Despite it being the second weekend of January, the shop was almost deserted and I had the changing room to myself. I slipped the dress over my head and then pulled back the curtain to see myself in the big mirrors. What I saw made me smile. This dress was bright. Like the kind of bright that makes heads turn when you walk in, the kind of bright that makes you easy to spot in a crowded room, the kind of bright that just about glows.

Red dress

I smiled again, did a little twirl and slipped back into the changing room. Downstairs, Rasmus asked if I’d had any luck. Yes, I replied. I found these two skirts, and also this red dress.
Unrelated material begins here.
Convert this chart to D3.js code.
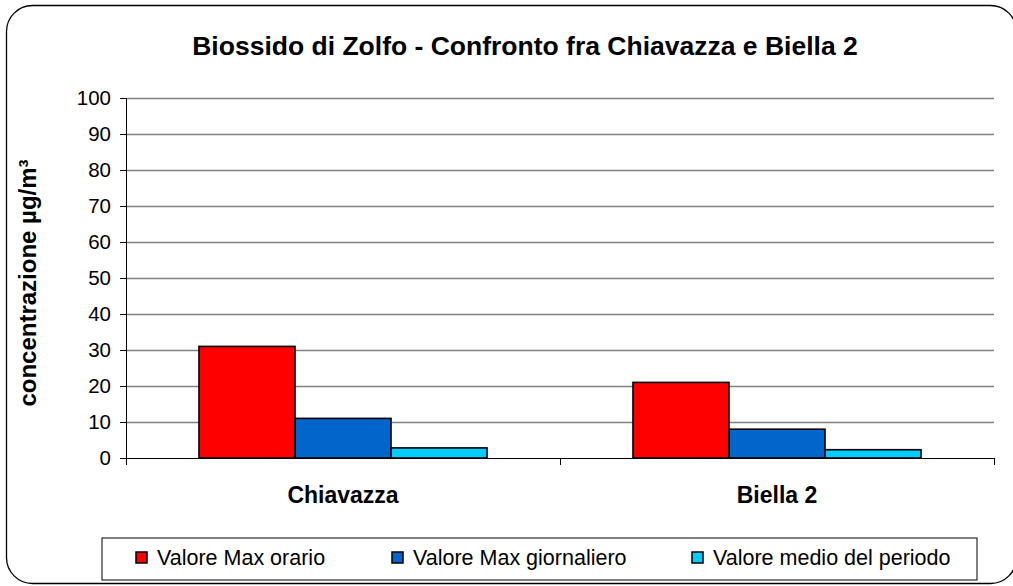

We headed for the cashier, me clutching my purchases close.

Because you should know about me that I am not normally the kind of woman who buys a red dress. The clothes in my wardrobe are various shades of grey, navy, dark green, the odd splash of blue thrown in. A yellow cardigan is about as daring as I get in colour. When I go to a party the goal is blending in rather than standing out. I’ve become comfortable over the last few years with public speaking as my church gave me lots of opportunities to practise, but the thought of being the centre of attention is still more likely to make me feel flustered than favoured.
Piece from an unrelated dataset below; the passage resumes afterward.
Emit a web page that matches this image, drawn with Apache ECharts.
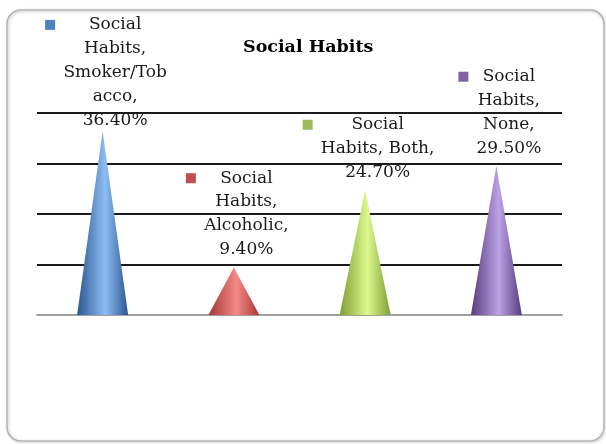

But the smile when I saw my reflection in the mirror came easily. I liked the joyful bright colour. It is cold and mostly grey in Luxembourg at the moment and this flash of colour brought memories of hot summers, meals on the terrace, long evenings with friends and glasses of wine.

So I bought it.

But old habits die hard. Last night Rasmus and I went out for a fancy meal and I planned to wear the red dress. But once it was on and we were preparing to walk out the door, the old fear of being noticed came flooding back. I must have asked him three or four times “Are you sure I look ok?” Yes. Was always his reply. You look great.

Red Dress

The restaurant was trendy and buzzing, hidden in a back street of a slightly downtrodden-looking neighbourhood. I sat at the bar, downlit with red and pink lights and sipped my raspberry cosmopolitan and looked around me. Nearly every other woman in the room was wearing black. And I felt suddenly very glad that I had found the courage to walk out our front door in a dress that shouted colour!
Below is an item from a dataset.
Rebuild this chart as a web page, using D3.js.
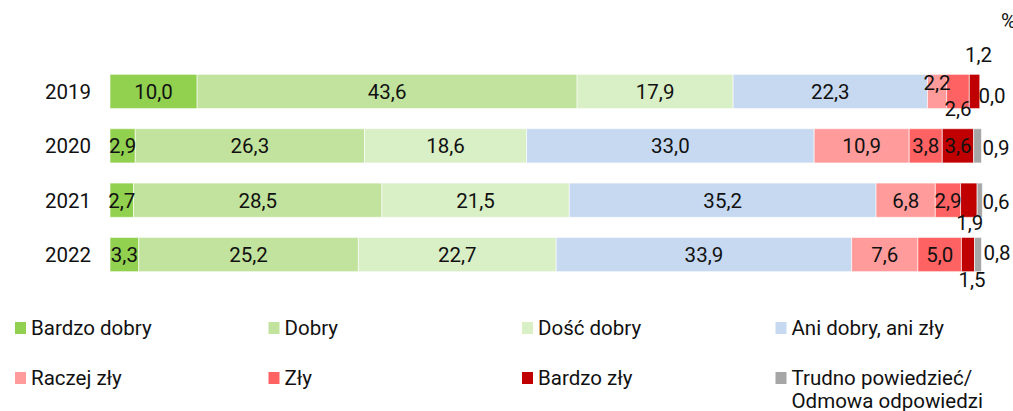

Because I need to welcome back colour in my life. I need less black and grey dresses that claim to flatter but make me look like everyone else. I need less worrying about fitting in and more courage to just be myself. I need less gloominess, less realism and resignation, and more confidence, more positivity, more carving my own path.

Brave is a red dress. And this year I’m wearing it.

Red Dress

Brave is my one little word for 2012. Sometimes I’ll be sharing my thoughts on it and how it is shaping me, with you all here.

Brave Openness

I have a little figurine that my mum gave me a few years ago, one of the willow tree ones that are so popular now. She’s one of their angel series, and her name is courage.

Her arms are open wide wide wide and her head is thrown back, face turned upward.

I love that this is how the artist chose to capture the spirit of courage. This is no defensive battle stance, fists raised in aggression, or arms folded in defiance. There is an openness in this position. A letting go. A freedom.

I’ve stood in this position a few times before. Often it has been at the top of a mountain, a hill, a cliff. Something about the wide open skies, the space before and around me requires me to spread my arms wide and throw back my head in celebration and awe to take it all in.

This is also the position you see bungee jumpers take sometimes as they launch themselves from bridges and cliffs. Now, I can’t see myself ever doing that, but I love that idea of stepping out, leaping out and feeling the thrill of falling head first into life, with its mix of joy and fear.

Maybe this is what it is to be brave, then: this openness to life, even when it is so big and overwhelming it awes us to silence; this stepping out, even if it means un unknown freefall into something or someplace new.